▶ **Data section**:
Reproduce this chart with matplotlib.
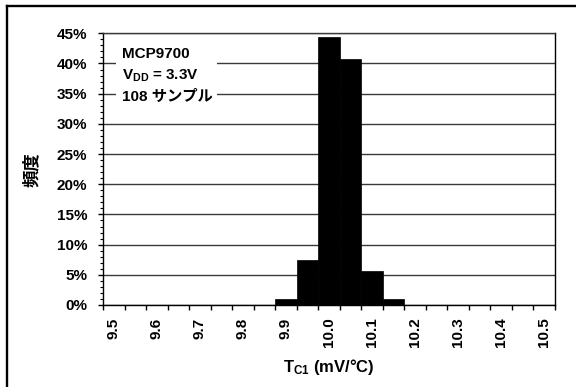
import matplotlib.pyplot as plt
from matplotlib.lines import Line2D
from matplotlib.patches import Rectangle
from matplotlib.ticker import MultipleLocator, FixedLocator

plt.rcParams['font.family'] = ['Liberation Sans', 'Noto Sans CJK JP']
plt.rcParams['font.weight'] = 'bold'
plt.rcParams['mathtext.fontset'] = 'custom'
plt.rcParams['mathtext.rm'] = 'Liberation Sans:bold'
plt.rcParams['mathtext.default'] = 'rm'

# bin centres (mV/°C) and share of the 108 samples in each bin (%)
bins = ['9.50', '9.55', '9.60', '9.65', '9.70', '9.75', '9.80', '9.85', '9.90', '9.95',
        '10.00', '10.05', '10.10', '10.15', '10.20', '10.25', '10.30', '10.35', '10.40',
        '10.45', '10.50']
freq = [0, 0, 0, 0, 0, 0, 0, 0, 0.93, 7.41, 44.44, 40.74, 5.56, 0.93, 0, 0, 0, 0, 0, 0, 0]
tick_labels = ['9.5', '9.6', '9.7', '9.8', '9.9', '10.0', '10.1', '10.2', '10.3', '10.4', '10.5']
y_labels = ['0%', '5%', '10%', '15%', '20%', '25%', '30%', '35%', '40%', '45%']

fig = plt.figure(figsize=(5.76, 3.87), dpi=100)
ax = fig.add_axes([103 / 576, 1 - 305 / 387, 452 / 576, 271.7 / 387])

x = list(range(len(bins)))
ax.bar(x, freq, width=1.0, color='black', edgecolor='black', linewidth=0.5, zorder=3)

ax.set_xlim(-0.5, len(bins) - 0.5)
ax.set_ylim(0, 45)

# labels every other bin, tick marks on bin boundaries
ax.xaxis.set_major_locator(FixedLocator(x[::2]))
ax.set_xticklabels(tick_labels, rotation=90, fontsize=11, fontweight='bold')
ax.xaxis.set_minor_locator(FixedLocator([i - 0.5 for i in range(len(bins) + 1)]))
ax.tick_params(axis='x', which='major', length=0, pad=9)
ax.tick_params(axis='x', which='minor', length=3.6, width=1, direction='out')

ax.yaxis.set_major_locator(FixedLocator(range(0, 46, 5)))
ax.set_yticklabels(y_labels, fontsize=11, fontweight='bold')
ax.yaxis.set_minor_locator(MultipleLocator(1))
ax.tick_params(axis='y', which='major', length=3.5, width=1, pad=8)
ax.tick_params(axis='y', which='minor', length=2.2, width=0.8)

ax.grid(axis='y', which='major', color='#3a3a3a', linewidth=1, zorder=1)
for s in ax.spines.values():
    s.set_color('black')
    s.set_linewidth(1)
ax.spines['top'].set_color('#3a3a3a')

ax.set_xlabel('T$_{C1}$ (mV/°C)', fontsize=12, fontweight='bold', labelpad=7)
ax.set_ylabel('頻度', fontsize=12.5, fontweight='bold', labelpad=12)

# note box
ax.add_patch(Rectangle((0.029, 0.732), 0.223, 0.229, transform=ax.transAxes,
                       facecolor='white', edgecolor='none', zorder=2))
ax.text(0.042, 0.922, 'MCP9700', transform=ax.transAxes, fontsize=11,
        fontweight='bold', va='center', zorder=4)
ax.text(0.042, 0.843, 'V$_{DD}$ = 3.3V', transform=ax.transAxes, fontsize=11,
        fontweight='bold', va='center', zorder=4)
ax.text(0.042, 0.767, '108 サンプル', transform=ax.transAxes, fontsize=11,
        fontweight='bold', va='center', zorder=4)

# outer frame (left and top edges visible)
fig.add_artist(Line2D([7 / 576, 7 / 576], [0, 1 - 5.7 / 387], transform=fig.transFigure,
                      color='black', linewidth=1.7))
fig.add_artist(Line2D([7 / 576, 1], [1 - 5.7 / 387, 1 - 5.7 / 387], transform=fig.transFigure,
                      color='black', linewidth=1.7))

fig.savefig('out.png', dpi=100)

▶ **Written exercise**: Go from the first line of the data above to the line containing "plt.rcParams['mathtext.default'] = 'rm'" and retype exactly those lines, both included, but none of the pictures.

▶ **Complete response**:
Reproduce this chart with matplotlib.
import matplotlib.pyplot as plt
from matplotlib.lines import Line2D
from matplotlib.patches import Rectangle
from matplotlib.ticker import MultipleLocator, FixedLocator

plt.rcParams['font.family'] = ['Liberation Sans', 'Noto Sans CJK JP']
plt.rcParams['font.weight'] = 'bold'
plt.rcParams['mathtext.fontset'] = 'custom'
plt.rcParams['mathtext.rm'] = 'Liberation Sans:bold'
plt.rcParams['mathtext.default'] = 'rm'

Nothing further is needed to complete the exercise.